The Czech Roman Catholic Church has about 3 million followers and the next largest, the Evangelical Church of Czech Brethren, has about 200,000.
“I don’t have confidence in the church. What can it do for me?” said Daniel Petrzilka, an Internet programmer.
“I don’t need a church for God. I believe in bits and pieces of different religions. I believe in reincarnation, Christmas and nature. It’s more liberalized.”
“The churches don’t know how to get closer to the daily lives of the people,” said Monsignor Daniel Herman, spokesman for the nation’s Catholic Bishops’ Conference. “After so long of being separated from the people, the church became a kind of ghetto. After the persecution and brainwashing of Communism they live a horizontal life. There’s no vertical dimension of spirituality.”
Historically, spiritual tumult has raged generation after generation among Czech people. Czechs came to regard the Catholic Church as a proxy for the Austrian Hapsburgs who crushed their rebellions. When the Hapsburg Empire collapsed after World War I, an anti-Catholic backlash swept the nation. This became overshadowed by World War II and 40 years of Soviet domination.
‘Spiritual . . . hangover’
Czechs remain divided on the Catholic Church’s role during Communism: Some say the church resisted Communist attempts to weaken it; others say they allowed it to be manipulated by Communist leaders.
“After all that history,” said Jirina Siklova, a sociologist and former dissident, “the Czechs are now in . . . a spiritual and moral hangover.”
Moored neither to religious fervor nor national pride, the Czech, according to many here, is adrift. There is a sense of emptiness but not despair. Brooding is leavened with keen satirical humor. One minister with a fondness for metaphor said the Czechs have pedestals, but they’re searching for the ideals to place on them.
“Society has gotten to the point where it believes in nothing,” Siklova said. “The Czechs even stopped identifying with their government and their army. The invisible hand of the capitalist market has taken over. There’s an aggressive drive for the accumulation of capital and not a lot of ethics.”

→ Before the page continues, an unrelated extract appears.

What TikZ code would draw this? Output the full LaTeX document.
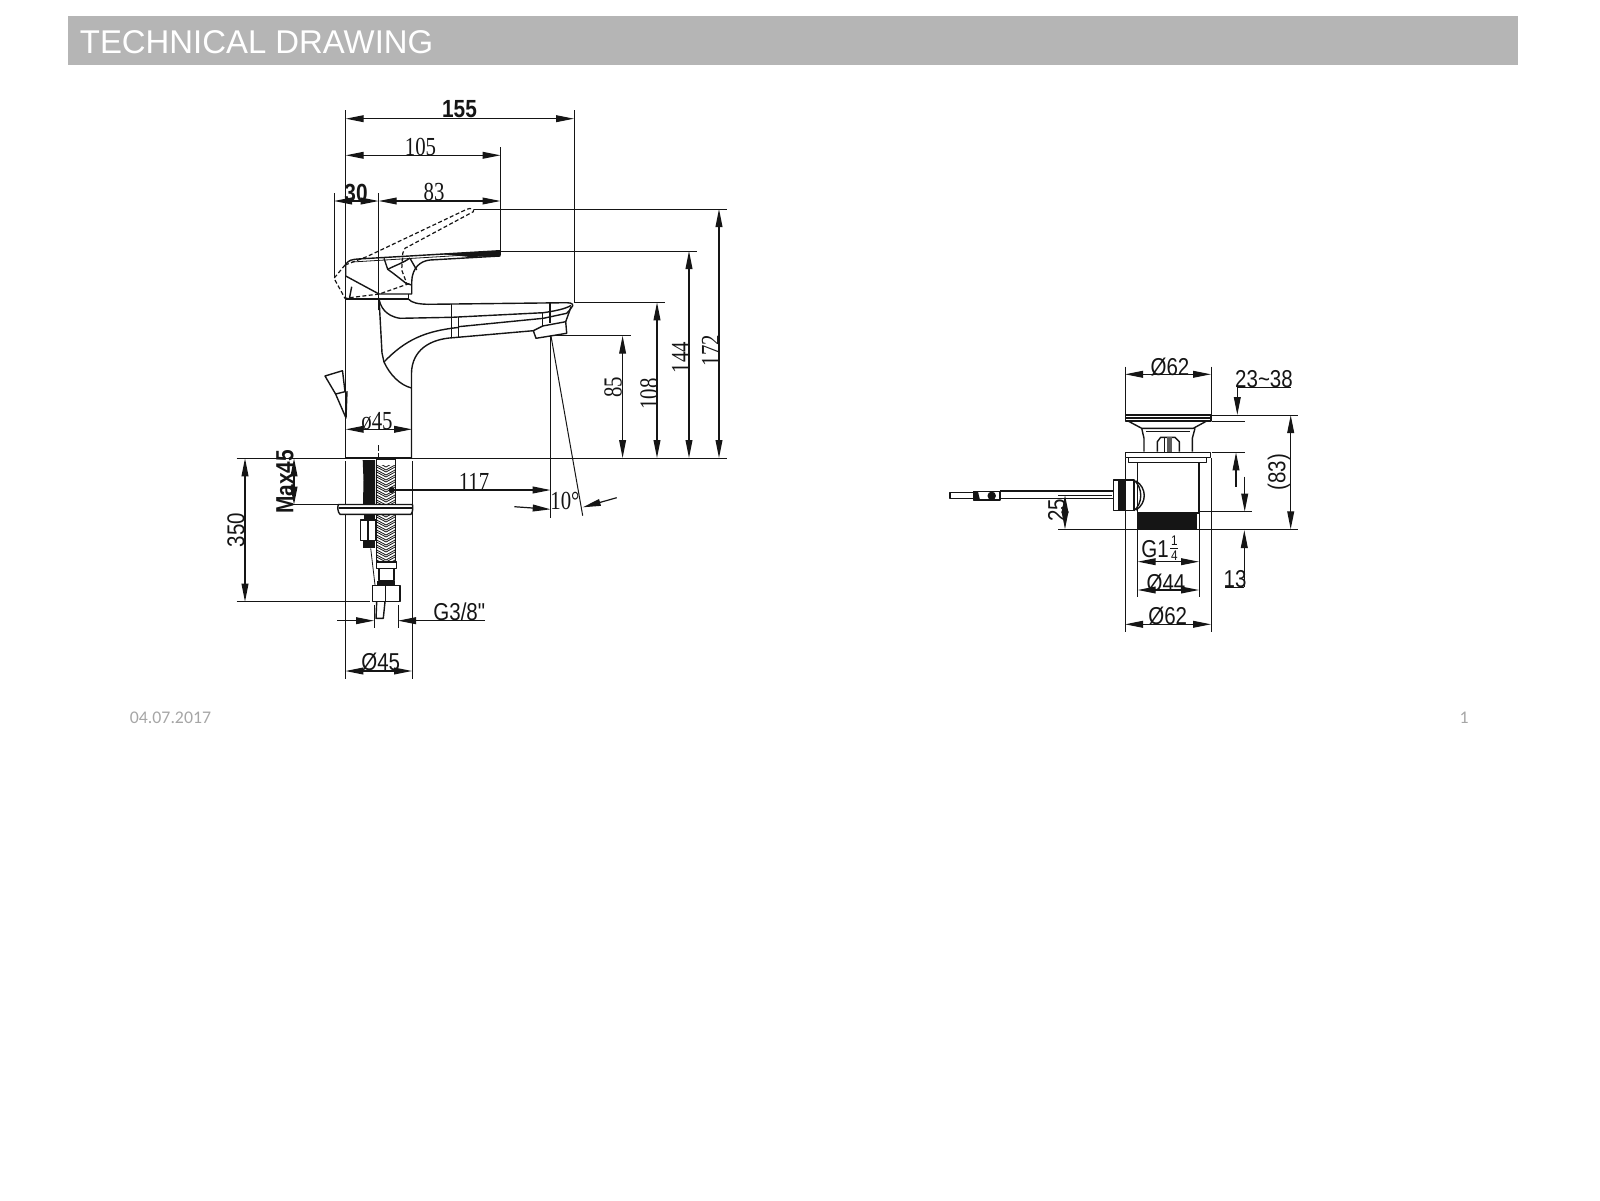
\documentclass[tikz,border=0pt]{standalone}
\usepackage{fontspec}
\usetikzlibrary{arrows.meta}
\setmainfont{Liberation Sans}
\newfontfamily\dimfont[FakeStretch=.84]{Liberation Sans}
\newfontfamily\serfont[FakeStretch=.8]{Liberation Serif}
\newfontfamily\footfont{Carlito}
\definecolor{barcol}{HTML}{B5B5B5}
\definecolor{footcol}{HTML}{A6A6A6}
\definecolor{inkcol}{HTML}{151515}
\tikzset{
	dimline/.style={draw=inkcol,line width=.6pt,{Triangle[length=9pt,width=3.4pt]}-{Triangle[length=9pt,width=3.4pt]}},
	dimend/.style={draw=inkcol,line width=.6pt,-{Triangle[length=9pt,width=3.4pt]}},
	extline/.style={draw=inkcol,line width=.5pt},
	part/.style={draw=inkcol,line width=.7pt,line join=round},
	thinpart/.style={draw=inkcol,line width=.4pt},
	dashpart/.style={draw=inkcol,line width=.6pt,dash pattern=on 2pt off 1.2pt},
	sanstxt/.style={inner sep=0pt,text=inkcol,font=\dimfont\fontsize{12.2}{12.2}\selectfont},
	sertxt/.style={inner sep=0pt,text=inkcol,font=\serfont\fontsize{13}{13}\selectfont},
	fractxt/.style={inner sep=0pt,text=inkcol,font=\dimfont\fontsize{7}{7}\selectfont}
}
\begin{document}
\begin{tikzpicture}[x=.5pt,y=-.5pt]
	\useasboundingbox (0,0) rectangle (1600,1200);
	% header and footer
	\fill[barcol] (68,16) rectangle (1518,65);
	\node[inner sep=0pt,anchor=west,text=white,font=\fontsize{16.45}{16.45}\selectfont] (title) at (79.5,42.5) {TECHNICAL DRAWING};
	\node[inner sep=0pt,text=footcol,font=\footfont\fontsize{8.9}{8.9}\selectfont] (date) at (170.5,718) {04.07.2017};
	\node[inner sep=0pt,text=footcol,font=\footfont\fontsize{8.9}{8.9}\selectfont] (page) at (1464,718) {1};
	% tap: extension lines
	\draw[extline] (334,193) -- (334,278);
	\draw[extline] (345.7,110) -- (345.7,458);
	\draw[extline] (378.7,193) -- (378.7,310);
	\draw[extline] (500.5,147) -- (500.5,255);
	\draw[extline] (574,110) -- (574,302);
	\draw[extline] (473.6,209) -- (727,209);
	\draw[extline] (500,251) -- (697,251);
	\draw[extline] (574,302.3) -- (665,302.3);
	\draw[extline] (551,335.7) -- (630.6,335.7);
	\draw[extline] (236.7,458.3) -- (727,458.3);
	\draw[extline] (345.3,461) -- (345.3,679);
	\draw[extline] (412,461) -- (412,679);
	\draw[extline] (236.7,601.7) -- (370,601.7);
	\draw[extline] (293,504.7) -- (345,504.7);
	\draw[extline] (374,605) -- (374,628);
	\draw[extline] (398,605) -- (398,628);
	\draw[extline] (550.7,335.7) -- (550.7,518.3);
	\draw[extline] (551,336) -- (582.7,515.7);
	% tap: lever
	\draw[part] (345.7,264) .. controls (349,260) and (352,259.5) .. (358,259) -- (500,250.7) -- (500,256) -- (430,260) .. controls (420,261) and (412,268) .. (411.7,282) -- (411.7,294) -- (379,294) -- (345.7,276) -- cycle;
	\fill[inkcol] (440,254) -- (500,250.7) -- (500,256) -- (470,257) -- cycle;
	\draw[thinpart] (352,262) -- (500,253);
	\draw[part] (384,258.3) -- (387.7,269.3) .. controls (393,273) and (398,277) .. (406,283.3) -- (411.7,285);
	\draw[part] (387.7,269.3) .. controls (396,265) and (403,263) .. (410,258);
	\draw[part] (410,258.3) -- (416.7,270);
	\draw[part] (351.7,286.7) -- (349.3,299);
	\draw[dashpart] (345,265) -- (334,278.3) -- (345,298.3) -- (379.3,294) -- (410,283.3);
	\draw[dashpart] (345,265) -- (366.7,256.7) -- (466.7,209.3) .. controls (471,207.5) and (475,209) .. (473.3,211.7) -- (405,248.3) -- (402.7,253.3) -- (401.7,270) -- (406.7,283.3);
	% tap: body and spout
	\draw[part] (345.7,299) -- (408.3,299) -- (408.3,294);
	\draw[part] (408.3,299) .. controls (412,303) and (418,304) .. (428,304.3) -- (566.7,302.7) .. controls (573,302.7) and (574,305) .. (571.5,307.5) .. controls (570,310) and (568,312) .. (566.7,313.3) -- (543.3,318.3) -- (458.3,326.7);
	\draw[part] (379,298.3) .. controls (380,306) and (385,316) .. (400,318.3) -- (451.7,317.3) -- (543.3,312.7) .. controls (555,311) and (565,309) .. (571,305.5);
	\draw[part] (451.7,303.5) -- (451.7,337.7);
	\draw[part] (458.3,316.5) -- (458.3,337.3);
	\draw[part] (550,302.7) -- (550,323.3);
	\draw[part] (542.7,313) -- (542.7,326);
	\draw[part] (411.5,458) -- (411.5,373) .. controls (412,350) and (430,339) .. (453,337.7) -- (533.3,330.7);
	\draw[part] (384,362) .. controls (405,340) and (425,331) .. (458,327.5);
	\draw[part] (379,298) -- (382,353) -- (384,362) .. controls (390,375) and (400,385) .. (411.5,388);
	\draw[part] (533.3,330.7) -- (536,338.3) -- (566.7,333.3) -- (565.7,321.7) -- (542.7,326) -- cycle;
	\draw[part] (565.7,321.7) -- (571,307);
	\draw[line width=1.1pt,draw=inkcol] (345.7,458) -- (412,458);
	% tap: drain knob
	\draw[part] (325,376) -- (342.5,370.7) -- (345,391.7) -- (335.6,394) -- cycle;
	\draw[part] (335.6,394) -- (346,418) -- (347,391);
	% tap: parts below the base
	\draw[thinpart,dash pattern=on 3pt off 1pt] (378.7,445) -- (378.7,458);
	\fill[inkcol] (362.7,460) -- (375,460) -- (375,504) -- (363,504) -- (363.5,480) -- cycle;
	\draw[thinpart] (376.7,459.5) rectangle (395,562);
	\begin{scope}
		\clip (376.7,465.7) rectangle (395,562);
		\foreach \hy in {462,467,...,562}{
			\draw[line width=.4pt,draw=inkcol] (376.7,\hy) -- (386,\hy+5) -- (395,\hy);
			\draw[line width=.4pt,draw=inkcol] (376.7,\hy+3) -- (386,\hy+8) -- (395,\hy+3);
		}
	\end{scope}
	\draw[part,fill=white] (338.3,504.5) .. controls (337.5,507) and (337.5,512) .. (340,514.3) -- (411,514.3) .. controls (413,512) and (413,507) .. (412.5,504.5) -- cycle;
	\draw[line width=1pt,draw=inkcol] (339,507.5) -- (412,507.5);
	\draw[part] (360.7,520) rectangle (376,540.7);
	\draw[part] (368,520) -- (368,540.7);
	\fill[inkcol] (363.5,514.3) rectangle (375,520);
	\fill[inkcol] (362.7,541) rectangle (375,548.3);
	\draw[thinpart] (370.7,548.3) -- (375,585);
	\draw[part] (376.7,561.7) rectangle (396.7,568.3);
	\draw[part] (379,568.3) rectangle (394,580.7);
	\fill[inkcol] (376.7,580.7) rectangle (395,585);
	\draw[part] (372.7,585.7) rectangle (400,601.7);
	\draw[part] (385.7,585.7) -- (385.7,601.7);
	\draw[part] (376.7,601.7) -- (376,618.3) -- (383.3,618.3) -- (385,601.7);
	% tap: dimensions
	\draw[dimline] (345.7,118.7) -- (574,118.7);
	\draw[dimline] (345.7,155.3) -- (500.5,155.3);
	\draw[dimline] (334,201) -- (378.7,201);
	\draw[dimline] (378.7,201) -- (500.5,201);
	\draw[dimline] (622.6,335.7) -- (622.6,458);
	\draw[dimline] (657,302.3) -- (657,458);
	\draw[dimline] (689,251) -- (689,458);
	\draw[dimline] (719,209) -- (719,458);
	\draw[dimline] (345.7,429.3) -- (412,429.3);
	\draw[dimline] (294,458.3) -- (294,504.7);
	\draw[dimline] (245,458.3) -- (245,601.7);
	\draw[dimline] (345.3,671) -- (412,671);
	\draw[dimend] (391.7,490) -- (550.7,490);
	\fill[inkcol] (391.7,490) circle (3);
	\draw[dimend] (337.3,620.7) -- (374,620.7);
	\draw[dimend] (485,620.7) -- (398,620.7);
	\draw[dimend] (514.3,506.7) -- (550.7,509.3);
	\draw[dimend] (616.7,497.7) -- (582.7,507.3);
	\node[sanstxt,font=\dimfont\bfseries\fontsize{12.4}{12.4}\selectfont] (d155) at (459.5,109) {155};
	\node[sertxt] (d105) at (420.5,147) {105};
	\node[sanstxt,font=\dimfont\bfseries\fontsize{12.4}{12.4}\selectfont] (d30) at (356,193) {30};
	\node[sertxt] (d83) at (434,192) {83};
	\node[sertxt,rotate=90] (d85) at (613,387) {85};
	\node[sertxt,rotate=90] (d108) at (649,394) {108};
	\node[sertxt,rotate=90] (d144) at (680.6,357.5) {144};
	\node[sertxt,rotate=90] (d172) at (710.6,350.5) {172};
	\node[sertxt] (dn45) at (377,421.7) {ø45};
	\node[sertxt] (d117) at (474,481.7) {117};
	\node[sertxt] (d10) at (565,500.5) {10°};
	\node[sanstxt,rotate=90,font=\dimfont\bfseries\fontsize{12.4}{12.4}\selectfont] (dmax) at (285,481.7) {Max45};
	\node[sanstxt,rotate=90] (d350) at (236,530) {350};
	\node[sanstxt] (dg38) at (459.3,612) {G3/8"};
	\node[sanstxt] (dd45) at (380.7,662) {Ø45};
	% waste: extension lines
	\draw[extline] (1125,366.7) -- (1125,415);
	\draw[extline] (1211,366.7) -- (1211,415);
	\draw[extline] (1125,458) -- (1125,632.3);
	\draw[extline] (1211,458) -- (1211,632.3);
	\draw[extline] (1137.7,462.3) -- (1137.7,596.7);
	\draw[extline] (1199,462.3) -- (1199,596.7);
	\draw[extline] (1211.7,415) -- (1298.3,415);
	\draw[extline] (1211.7,421) -- (1245,421);
	\draw[extline] (1211.7,452.3) -- (1245,452.3);
	\draw[extline] (1199.3,511.7) -- (1251.7,511.7);
	\draw[extline] (1058.3,529.3) -- (1298.3,529.3);
	\draw[extline] (1058.3,495) -- (1111.7,495);
	\draw[extline] (1236.7,387.3) -- (1290.7,387.3);
	\draw[extline] (1225,587.3) -- (1244.3,587.3);
	% waste: plug and body
	\draw[part] (1125.5,415) rectangle (1211,421);
	\draw[line width=.8pt,draw=inkcol] (1126,418) -- (1210,418);
	\draw[part] (1128,421) -- (1141.7,428.3) -- (1193.3,428.3) -- (1206.7,421);
	\draw[part] (1141.7,428.3) -- (1144,438.3) -- (1144,451.7);
	\draw[part] (1195,428.3) -- (1192.3,438.3) -- (1192.3,451.7);
	\draw[thinpart] (1146,431.5) -- (1190,431.5);
	\draw[part] (1157.3,451.7) -- (1157.3,441.7) -- (1160.7,437.3) -- (1175,437.3) -- (1179.3,441.7) -- (1179.3,451.7);
	\draw[thinpart] (1164,437.3) -- (1164,451.7);
	\fill[inkcol!70] (1167,437.3) rectangle (1172,451.7);
	\draw[part] (1125.5,452.3) rectangle (1210.7,457.3);
	\draw[part] (1128.3,457.3) rectangle (1206.7,462.3);
	\draw[part] (1137.7,462.3) -- (1137.7,513) -- (1199,513) -- (1199,462.3);
	\fill[inkcol] (1138.3,513.3) rectangle (1196.7,529.3);
	% waste: pull rod
	\draw[part] (950,492.3) rectangle (973.3,498.3);
	\draw[part] (973.3,491.7) rectangle (1000,500);
	\fill[inkcol] (973.3,491.7) -- (978,491.7) -- (980,500) -- (973.3,500) -- cycle;
	\draw[part,fill=inkcol] (991.7,495.8) circle (3.5);
	\draw[part] (1000,491) -- (1113.3,491);
	\draw[part] (1000,498.3) -- (1113.3,498.3);
	\draw[part] (1113.3,480) rectangle (1134,510.7);
	\fill[inkcol] (1118,480) rectangle (1125,510.7);
	\draw[part] (1134,480) .. controls (1143,488) and (1143,503) .. (1134,510.7);
	\draw[part] (1136,481) .. controls (1147,488) and (1147,503) .. (1136,510);
	% waste: dimensions
	\draw[dimline] (1125,374.3) -- (1211,374.3);
	\draw[dimend] (1237.3,387.3) -- (1237.3,415);
	\draw[dimline] (1290.7,415) -- (1290.7,529.3);
	\draw[dimend] (1236,486.7) -- (1236,452.3);
	\draw[dimend] (1244.7,476.7) -- (1244.7,511.7);
	\draw[dimend] (1244.3,587.3) -- (1244.3,530);
	\draw[dimline] (1065,495) -- (1065,529.3);
	\draw[dimline] (1137.7,561.7) -- (1199,561.7);
	\draw[dimline] (1137.7,590) -- (1199,590);
	\draw[dimline] (1125,624.3) -- (1211,624.3);
	\node[sanstxt] (w62a) at (1170,366.7) {Ø62};
	\node[sanstxt] (w2338) at (1264,379) {23\textasciitilde 38};
	\node[sanstxt,rotate=90] (w83) at (1279,472) {(83)};
	\node[sanstxt,rotate=90] (w25) at (1056.7,510) {25};
	\node[sanstxt] (wg) at (1155,549) {G1};
	\node[fractxt] (wnum) at (1174.3,541) {1};
	\node[fractxt] (wden) at (1174.3,556) {4};
	\draw[thinpart] (1170,548.3) -- (1178.3,548.3);
	\node[sanstxt] (w44) at (1166,583) {Ø44};
	\node[sanstxt] (w62b) at (1167.7,616.5) {Ø62};
	\node[sanstxt] (w13) at (1235,579) {13};
\end{tikzpicture}
\end{document}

On the Charles Bridge, one of Prague’s architectural splendors, huge blackened statues, twisting in torment and ecstasy, rise like sentinels in the morning light and fog. Saints, angels, the Crucifixion, all reminders of how Christianity swept across a continent. Choral hymns drift out of the city’s churches; their facades carved with apostles and bishops, whose golden staffs glint in the afternoon sun. The tourists may be inspired.
Suspicion a pastime
Suspicion of the church’s intentions is a pastime here. In a bid to reclaim properties stripped from it over the generations, the Catholic Church is attempting to win control of St. Vitus Cathedral, the Gothic centerpiece of Hradcany Castle, which towers over the city. This has aroused even more Czech cynicism and some off-the-wall, cloak-and-dagger conjecture over the fate of the crown jewels that are housed in the cathedral.
“The church wants it back, but the state views the cathedral as a museum,” Kopecka-Valeska said. “Some people believe if the church gets all the keys, they’ll take the crown jewels and bring them to the Vatican, where they’ll be sold.”
More than most Czechs, Kopecka-Valeska is perplexed and troubled by the spiritual state of things.
“What’s lacking here is the aura of Christian morals,” she said. “People have forgotten that right and wrong stem from Christianity. These days, if you’re caught being naughty, there’s no one to answer to. People cheat on their employers. They cheat on each other. The egoism is unbelievable. It’s me, me, me.”